:: Data lines

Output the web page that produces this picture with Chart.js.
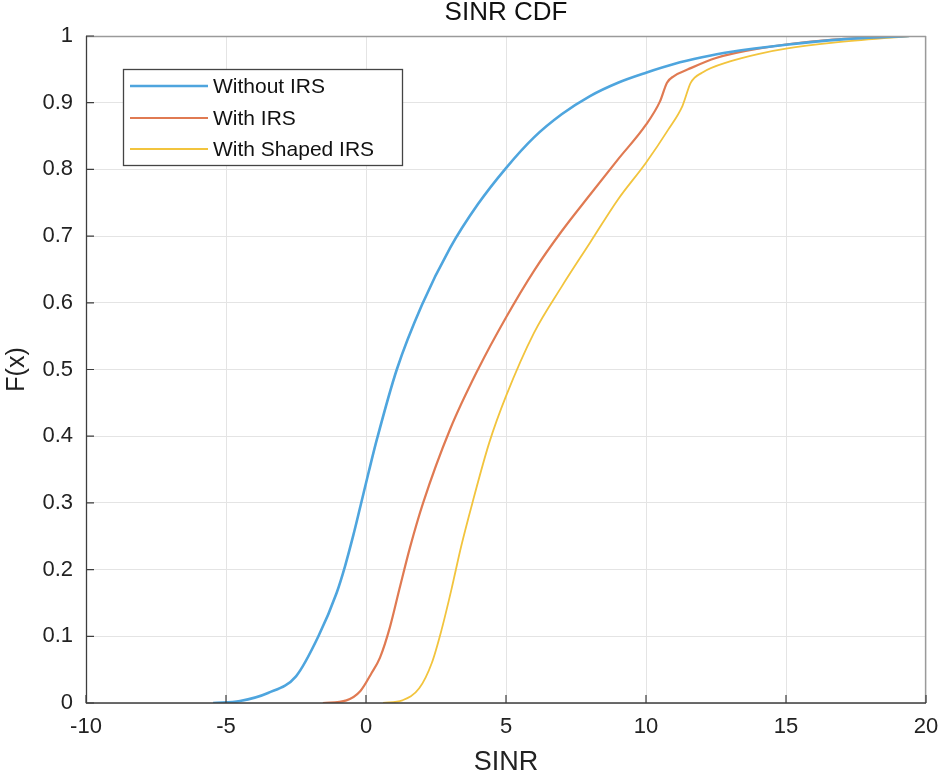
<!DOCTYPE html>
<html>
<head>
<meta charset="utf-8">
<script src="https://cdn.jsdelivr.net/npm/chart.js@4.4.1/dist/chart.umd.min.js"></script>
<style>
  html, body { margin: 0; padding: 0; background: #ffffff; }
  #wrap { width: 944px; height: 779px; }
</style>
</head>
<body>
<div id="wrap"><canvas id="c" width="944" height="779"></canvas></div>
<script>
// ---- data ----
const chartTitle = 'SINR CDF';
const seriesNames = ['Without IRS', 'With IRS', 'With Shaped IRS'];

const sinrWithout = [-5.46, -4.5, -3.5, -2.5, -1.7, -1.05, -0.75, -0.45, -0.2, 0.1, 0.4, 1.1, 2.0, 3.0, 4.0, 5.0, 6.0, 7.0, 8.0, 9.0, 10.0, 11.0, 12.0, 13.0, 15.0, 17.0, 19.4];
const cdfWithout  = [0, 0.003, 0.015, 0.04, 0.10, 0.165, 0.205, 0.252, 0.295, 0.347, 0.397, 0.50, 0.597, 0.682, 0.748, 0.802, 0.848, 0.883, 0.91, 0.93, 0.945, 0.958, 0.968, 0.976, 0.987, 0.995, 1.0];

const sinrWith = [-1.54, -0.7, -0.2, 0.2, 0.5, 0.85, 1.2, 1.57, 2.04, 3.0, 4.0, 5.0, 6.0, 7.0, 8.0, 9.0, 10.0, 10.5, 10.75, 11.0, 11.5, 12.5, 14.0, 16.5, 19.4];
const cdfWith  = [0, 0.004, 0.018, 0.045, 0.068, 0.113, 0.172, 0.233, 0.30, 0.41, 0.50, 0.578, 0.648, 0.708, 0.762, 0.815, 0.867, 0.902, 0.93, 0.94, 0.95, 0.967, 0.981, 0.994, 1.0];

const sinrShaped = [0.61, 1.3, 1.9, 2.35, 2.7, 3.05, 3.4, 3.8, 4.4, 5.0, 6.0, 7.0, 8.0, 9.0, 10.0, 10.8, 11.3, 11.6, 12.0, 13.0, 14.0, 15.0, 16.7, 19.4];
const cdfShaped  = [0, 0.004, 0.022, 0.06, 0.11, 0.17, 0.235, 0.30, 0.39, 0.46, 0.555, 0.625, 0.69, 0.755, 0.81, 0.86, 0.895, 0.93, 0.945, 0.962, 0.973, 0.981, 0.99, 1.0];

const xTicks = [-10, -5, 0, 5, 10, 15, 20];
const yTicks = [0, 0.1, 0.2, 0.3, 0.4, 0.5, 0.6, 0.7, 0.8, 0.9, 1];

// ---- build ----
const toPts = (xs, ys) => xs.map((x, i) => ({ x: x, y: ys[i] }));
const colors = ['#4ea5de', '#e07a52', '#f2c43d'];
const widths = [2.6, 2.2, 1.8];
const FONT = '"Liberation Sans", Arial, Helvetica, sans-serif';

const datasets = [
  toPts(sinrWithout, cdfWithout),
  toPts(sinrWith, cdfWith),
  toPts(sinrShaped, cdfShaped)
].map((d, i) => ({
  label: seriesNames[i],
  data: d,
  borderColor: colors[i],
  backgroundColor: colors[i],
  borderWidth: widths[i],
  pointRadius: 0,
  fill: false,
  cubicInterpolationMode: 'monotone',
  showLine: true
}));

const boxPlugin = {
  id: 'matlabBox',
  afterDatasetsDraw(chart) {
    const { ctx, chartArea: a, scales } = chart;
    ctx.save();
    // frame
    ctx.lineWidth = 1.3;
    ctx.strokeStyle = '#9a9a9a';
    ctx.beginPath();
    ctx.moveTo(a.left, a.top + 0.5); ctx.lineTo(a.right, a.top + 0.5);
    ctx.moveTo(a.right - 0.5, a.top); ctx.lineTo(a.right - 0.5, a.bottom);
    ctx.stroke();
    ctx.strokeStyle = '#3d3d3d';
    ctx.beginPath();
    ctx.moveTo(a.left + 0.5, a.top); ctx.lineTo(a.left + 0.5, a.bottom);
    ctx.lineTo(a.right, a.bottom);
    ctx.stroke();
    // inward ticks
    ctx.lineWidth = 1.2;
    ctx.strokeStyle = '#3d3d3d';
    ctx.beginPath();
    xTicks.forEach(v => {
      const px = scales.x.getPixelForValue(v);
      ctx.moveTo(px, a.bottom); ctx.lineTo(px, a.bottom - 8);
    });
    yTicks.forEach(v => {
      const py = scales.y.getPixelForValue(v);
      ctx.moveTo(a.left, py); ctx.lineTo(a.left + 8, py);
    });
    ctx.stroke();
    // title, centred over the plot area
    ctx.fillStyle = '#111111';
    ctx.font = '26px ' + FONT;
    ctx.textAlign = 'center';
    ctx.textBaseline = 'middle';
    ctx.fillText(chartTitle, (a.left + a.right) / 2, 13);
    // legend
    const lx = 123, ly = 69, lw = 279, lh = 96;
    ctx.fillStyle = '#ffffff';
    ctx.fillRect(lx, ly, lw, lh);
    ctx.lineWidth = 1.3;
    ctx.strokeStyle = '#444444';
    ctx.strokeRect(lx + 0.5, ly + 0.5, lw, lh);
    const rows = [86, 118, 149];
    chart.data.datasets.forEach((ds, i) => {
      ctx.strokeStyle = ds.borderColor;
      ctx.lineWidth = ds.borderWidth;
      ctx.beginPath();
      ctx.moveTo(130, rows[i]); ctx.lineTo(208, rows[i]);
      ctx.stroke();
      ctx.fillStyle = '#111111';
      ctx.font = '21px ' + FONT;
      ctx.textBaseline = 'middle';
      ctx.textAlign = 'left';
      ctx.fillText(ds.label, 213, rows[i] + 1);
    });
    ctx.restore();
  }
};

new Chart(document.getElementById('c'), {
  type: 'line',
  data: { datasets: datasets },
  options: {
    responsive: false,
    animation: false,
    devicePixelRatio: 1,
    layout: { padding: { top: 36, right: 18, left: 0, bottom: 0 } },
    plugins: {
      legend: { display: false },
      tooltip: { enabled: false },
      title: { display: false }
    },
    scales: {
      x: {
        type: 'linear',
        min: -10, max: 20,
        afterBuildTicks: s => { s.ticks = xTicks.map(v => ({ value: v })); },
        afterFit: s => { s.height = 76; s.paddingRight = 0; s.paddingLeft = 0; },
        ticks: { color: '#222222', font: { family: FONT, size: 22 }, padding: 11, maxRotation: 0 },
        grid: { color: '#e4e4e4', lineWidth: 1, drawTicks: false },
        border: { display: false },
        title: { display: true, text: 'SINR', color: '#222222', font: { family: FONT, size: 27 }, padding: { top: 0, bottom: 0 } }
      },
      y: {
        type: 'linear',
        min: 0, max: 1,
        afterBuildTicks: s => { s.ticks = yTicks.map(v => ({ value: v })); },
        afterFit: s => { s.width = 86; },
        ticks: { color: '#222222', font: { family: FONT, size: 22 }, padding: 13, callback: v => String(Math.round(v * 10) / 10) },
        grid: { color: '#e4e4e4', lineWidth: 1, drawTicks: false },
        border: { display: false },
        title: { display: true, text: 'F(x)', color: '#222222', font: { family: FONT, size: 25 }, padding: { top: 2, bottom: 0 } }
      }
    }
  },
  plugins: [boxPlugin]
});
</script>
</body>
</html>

::::

_The problem_
Copy out all of the material exactly as written, without its pictures.

_Solution to the problem_
Output the web page that produces this picture with Chart.js.
<!DOCTYPE html>
<html>
<head>
<meta charset="utf-8">
<script src="https://cdn.jsdelivr.net/npm/chart.js@4.4.1/dist/chart.umd.min.js"></script>
<style>
  html, body { margin: 0; padding: 0; background: #ffffff; }
  #wrap { width: 944px; height: 779px; }
</style>
</head>
<body>
<div id="wrap"><canvas id="c" width="944" height="779"></canvas></div>
<script>
// ---- data ----
const chartTitle = 'SINR CDF';
const seriesNames = ['Without IRS', 'With IRS', 'With Shaped IRS'];

const sinrWithout = [-5.46, -4.5, -3.5, -2.5, -1.7, -1.05, -0.75, -0.45, -0.2, 0.1, 0.4, 1.1, 2.0, 3.0, 4.0, 5.0, 6.0, 7.0, 8.0, 9.0, 10.0, 11.0, 12.0, 13.0, 15.0, 17.0, 19.4];
const cdfWithout  = [0, 0.003, 0.015, 0.04, 0.10, 0.165, 0.205, 0.252, 0.295, 0.347, 0.397, 0.50, 0.597, 0.682, 0.748, 0.802, 0.848, 0.883, 0.91, 0.93, 0.945, 0.958, 0.968, 0.976, 0.987, 0.995, 1.0];

const sinrWith = [-1.54, -0.7, -0.2, 0.2, 0.5, 0.85, 1.2, 1.57, 2.04, 3.0, 4.0, 5.0, 6.0, 7.0, 8.0, 9.0, 10.0, 10.5, 10.75, 11.0, 11.5, 12.5, 14.0, 16.5, 19.4];
const cdfWith  = [0, 0.004, 0.018, 0.045, 0.068, 0.113, 0.172, 0.233, 0.30, 0.41, 0.50, 0.578, 0.648, 0.708, 0.762, 0.815, 0.867, 0.902, 0.93, 0.94, 0.95, 0.967, 0.981, 0.994, 1.0];

const sinrShaped = [0.61, 1.3, 1.9, 2.35, 2.7, 3.05, 3.4, 3.8, 4.4, 5.0, 6.0, 7.0, 8.0, 9.0, 10.0, 10.8, 11.3, 11.6, 12.0, 13.0, 14.0, 15.0, 16.7, 19.4];
const cdfShaped  = [0, 0.004, 0.022, 0.06, 0.11, 0.17, 0.235, 0.30, 0.39, 0.46, 0.555, 0.625, 0.69, 0.755, 0.81, 0.86, 0.895, 0.93, 0.945, 0.962, 0.973, 0.981, 0.99, 1.0];

const xTicks = [-10, -5, 0, 5, 10, 15, 20];
const yTicks = [0, 0.1, 0.2, 0.3, 0.4, 0.5, 0.6, 0.7, 0.8, 0.9, 1];

// ---- build ----
const toPts = (xs, ys) => xs.map((x, i) => ({ x: x, y: ys[i] }));
const colors = ['#4ea5de', '#e07a52', '#f2c43d'];
const widths = [2.6, 2.2, 1.8];
const FONT = '"Liberation Sans", Arial, Helvetica, sans-serif';

const datasets = [
  toPts(sinrWithout, cdfWithout),
  toPts(sinrWith, cdfWith),
  toPts(sinrShaped, cdfShaped)
].map((d, i) => ({
  label: seriesNames[i],
  data: d,
  borderColor: colors[i],
  backgroundColor: colors[i],
  borderWidth: widths[i],
  pointRadius: 0,
  fill: false,
  cubicInterpolationMode: 'monotone',
  showLine: true
}));

const boxPlugin = {
  id: 'matlabBox',
  afterDatasetsDraw(chart) {
    const { ctx, chartArea: a, scales } = chart;
    ctx.save();
    // frame
    ctx.lineWidth = 1.3;
    ctx.strokeStyle = '#9a9a9a';
    ctx.beginPath();
    ctx.moveTo(a.left, a.top + 0.5); ctx.lineTo(a.right, a.top + 0.5);
    ctx.moveTo(a.right - 0.5, a.top); ctx.lineTo(a.right - 0.5, a.bottom);
    ctx.stroke();
    ctx.strokeStyle = '#3d3d3d';
    ctx.beginPath();
    ctx.moveTo(a.left + 0.5, a.top); ctx.lineTo(a.left + 0.5, a.bottom);
    ctx.lineTo(a.right, a.bottom);
    ctx.stroke();
    // inward ticks
    ctx.lineWidth = 1.2;
    ctx.strokeStyle = '#3d3d3d';
    ctx.beginPath();
    xTicks.forEach(v => {
      const px = scales.x.getPixelForValue(v);
      ctx.moveTo(px, a.bottom); ctx.lineTo(px, a.bottom - 8);
    });
    yTicks.forEach(v => {
      const py = scales.y.getPixelForValue(v);
      ctx.moveTo(a.left, py); ctx.lineTo(a.left + 8, py);
    });
    ctx.stroke();
    // title, centred over the plot area
    ctx.fillStyle = '#111111';
    ctx.font = '26px ' + FONT;
    ctx.textAlign = 'center';
    ctx.textBaseline = 'middle';
    ctx.fillText(chartTitle, (a.left + a.right) / 2, 13);
    // legend
    const lx = 123, ly = 69, lw = 279, lh = 96;
    ctx.fillStyle = '#ffffff';
    ctx.fillRect(lx, ly, lw, lh);
    ctx.lineWidth = 1.3;
    ctx.strokeStyle = '#444444';
    ctx.strokeRect(lx + 0.5, ly + 0.5, lw, lh);
    const rows = [86, 118, 149];
    chart.data.datasets.forEach((ds, i) => {
      ctx.strokeStyle = ds.borderColor;
      ctx.lineWidth = ds.borderWidth;
      ctx.beginPath();
      ctx.moveTo(130, rows[i]); ctx.lineTo(208, rows[i]);
      ctx.stroke();
      ctx.fillStyle = '#111111';
      ctx.font = '21px ' + FONT;
      ctx.textBaseline = 'middle';
      ctx.textAlign = 'left';
      ctx.fillText(ds.label, 213, rows[i] + 1);
    });
    ctx.restore();
  }
};

new Chart(document.getElementById('c'), {
  type: 'line',
  data: { datasets: datasets },
  options: {
    responsive: false,
    animation: false,
    devicePixelRatio: 1,
    layout: { padding: { top: 36, right: 18, left: 0, bottom: 0 } },
    plugins: {
      legend: { display: false },
      tooltip: { enabled: false },
      title: { display: false }
    },
    scales: {
      x: {
        type: 'linear',
        min: -10, max: 20,
        afterBuildTicks: s => { s.ticks = xTicks.map(v => ({ value: v })); },
        afterFit: s => { s.height = 76; s.paddingRight = 0; s.paddingLeft = 0; },
        ticks: { color: '#222222', font: { family: FONT, size: 22 }, padding: 11, maxRotation: 0 },
        grid: { color: '#e4e4e4', lineWidth: 1, drawTicks: false },
        border: { display: false },
        title: { display: true, text: 'SINR', color: '#222222', font: { family: FONT, size: 27 }, padding: { top: 0, bottom: 0 } }
      },
      y: {
        type: 'linear',
        min: 0, max: 1,
        afterBuildTicks: s => { s.ticks = yTicks.map(v => ({ value: v })); },
        afterFit: s => { s.width = 86; },
        ticks: { color: '#222222', font: { family: FONT, size: 22 }, padding: 13, callback: v => String(Math.round(v * 10) / 10) },
        grid: { color: '#e4e4e4', lineWidth: 1, drawTicks: false },
        border: { display: false },
        title: { display: true, text: 'F(x)', color: '#222222', font: { family: FONT, size: 25 }, padding: { top: 2, bottom: 0 } }
      }
    }
  },
  plugins: [boxPlugin]
});
</script>
</body>
</html>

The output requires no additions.